War With Iraq May Threaten Housing Market
N E W Y O R K, Nov. 1 -- The housing bubble is a lot like the devil. Even people who don't believe in it fear its power.
The idea that the real estate market could implode as a result of a new war in the Middle East is a frightening prospect, for both home owners and the economy in general.
If we judge by history, we could have reason to be afraid.
That Was Then …
Before the Persian Gulf War in 1991, economists had high hopes for the housing market.
The economy was already in a recession, but interest rates were supposed to drop and home sales were supposed to rise.
It sounded great on paper — until Iraq invaded Kuwait in August 1990.
The summer of Iraq's invasion, oil prices rocketed, interest rates shot up to fend off inflation and all the cheery optimism about the housing market got lost in the shuffle.
Thirty-year fixed mortgage rates in 1990 climbed steadily after Iraq invaded. The annual average interest rate on a 30-year fixed mortgage was about 10 percent, while the home price appreciation rate rose only 2.8 percent.
The housing market slugged along for years before it picked up again in the mid- to late 1990s.
By comparison, last year, which was one of the best the housing market had experienced in decades, the home price appreciation rate was 6.3 percent, and the average 30-year fixed mortgage rate was 6.9 percent.
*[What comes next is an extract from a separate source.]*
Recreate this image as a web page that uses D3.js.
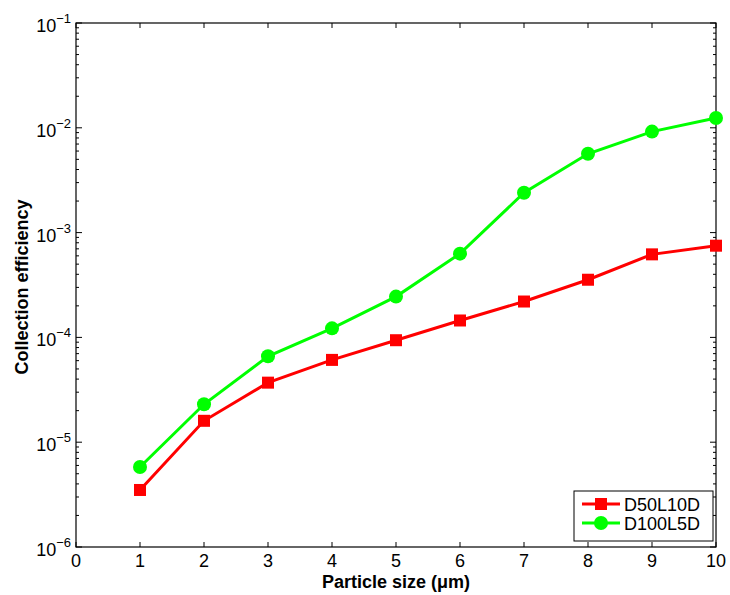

Will we see a repeat of 1991 — or worse — in the event of another attack on Iraq? Could the housing market take a direct hit? Despite the warning signs, there's some evidence that it won't.
… This Is Now
The main reason is that this is not 1991.
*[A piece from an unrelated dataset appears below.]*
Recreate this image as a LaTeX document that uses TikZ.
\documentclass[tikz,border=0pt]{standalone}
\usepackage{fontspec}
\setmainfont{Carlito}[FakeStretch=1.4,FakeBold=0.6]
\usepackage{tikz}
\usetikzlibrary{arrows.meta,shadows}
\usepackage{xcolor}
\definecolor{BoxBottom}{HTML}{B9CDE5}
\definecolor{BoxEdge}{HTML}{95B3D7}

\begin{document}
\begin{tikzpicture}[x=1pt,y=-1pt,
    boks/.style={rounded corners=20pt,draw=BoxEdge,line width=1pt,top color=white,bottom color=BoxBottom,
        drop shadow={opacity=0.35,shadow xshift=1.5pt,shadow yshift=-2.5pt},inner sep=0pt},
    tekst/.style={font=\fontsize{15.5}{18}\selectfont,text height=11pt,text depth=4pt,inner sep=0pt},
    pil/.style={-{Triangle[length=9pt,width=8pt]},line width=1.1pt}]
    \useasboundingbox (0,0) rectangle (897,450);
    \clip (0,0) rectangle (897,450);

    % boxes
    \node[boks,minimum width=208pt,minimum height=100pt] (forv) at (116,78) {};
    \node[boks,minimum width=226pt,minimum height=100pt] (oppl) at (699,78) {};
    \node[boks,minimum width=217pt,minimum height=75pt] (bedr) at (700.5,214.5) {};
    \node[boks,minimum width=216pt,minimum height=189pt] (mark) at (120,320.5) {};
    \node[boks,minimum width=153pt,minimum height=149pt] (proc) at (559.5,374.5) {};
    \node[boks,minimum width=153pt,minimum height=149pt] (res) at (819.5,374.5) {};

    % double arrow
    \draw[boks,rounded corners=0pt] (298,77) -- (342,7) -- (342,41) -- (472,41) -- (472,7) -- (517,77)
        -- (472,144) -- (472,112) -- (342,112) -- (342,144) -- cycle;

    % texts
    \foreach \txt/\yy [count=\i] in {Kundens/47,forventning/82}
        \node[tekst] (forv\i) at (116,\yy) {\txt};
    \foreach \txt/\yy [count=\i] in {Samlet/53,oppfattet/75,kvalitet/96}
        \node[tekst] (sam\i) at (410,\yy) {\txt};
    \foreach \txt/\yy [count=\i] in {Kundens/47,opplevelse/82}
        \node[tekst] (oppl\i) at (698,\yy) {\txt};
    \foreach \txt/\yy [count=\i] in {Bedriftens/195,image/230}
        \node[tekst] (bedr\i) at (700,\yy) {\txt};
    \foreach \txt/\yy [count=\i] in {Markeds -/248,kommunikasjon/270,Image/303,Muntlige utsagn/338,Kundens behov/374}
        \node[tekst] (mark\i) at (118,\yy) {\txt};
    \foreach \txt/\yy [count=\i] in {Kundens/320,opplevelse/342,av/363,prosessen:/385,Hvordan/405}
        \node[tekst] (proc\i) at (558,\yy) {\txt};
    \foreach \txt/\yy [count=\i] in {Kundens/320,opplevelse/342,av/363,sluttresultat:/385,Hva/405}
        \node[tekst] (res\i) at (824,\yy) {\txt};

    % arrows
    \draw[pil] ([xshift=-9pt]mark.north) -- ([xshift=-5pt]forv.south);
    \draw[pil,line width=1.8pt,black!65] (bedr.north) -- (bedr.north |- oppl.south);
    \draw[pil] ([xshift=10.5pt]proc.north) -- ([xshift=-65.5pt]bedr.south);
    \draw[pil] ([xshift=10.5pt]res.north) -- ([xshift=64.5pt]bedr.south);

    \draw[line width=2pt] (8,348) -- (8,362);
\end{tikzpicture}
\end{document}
This year, according to the National Association of Realtors, home prices are expected to appreciate 6.8 percent.
While there is little faith that the current 6 percent-plus price appreciation rate can be sustained, economists at NAR are forecasting that price growth could drop as low as 4.1 percent in 2003.
But even if prices drop below the 4 percent mark, or only appreciate 2 percent to 3 percent, that's hardly the nuclear meltdown that some members of the media and banking industry would have you believe.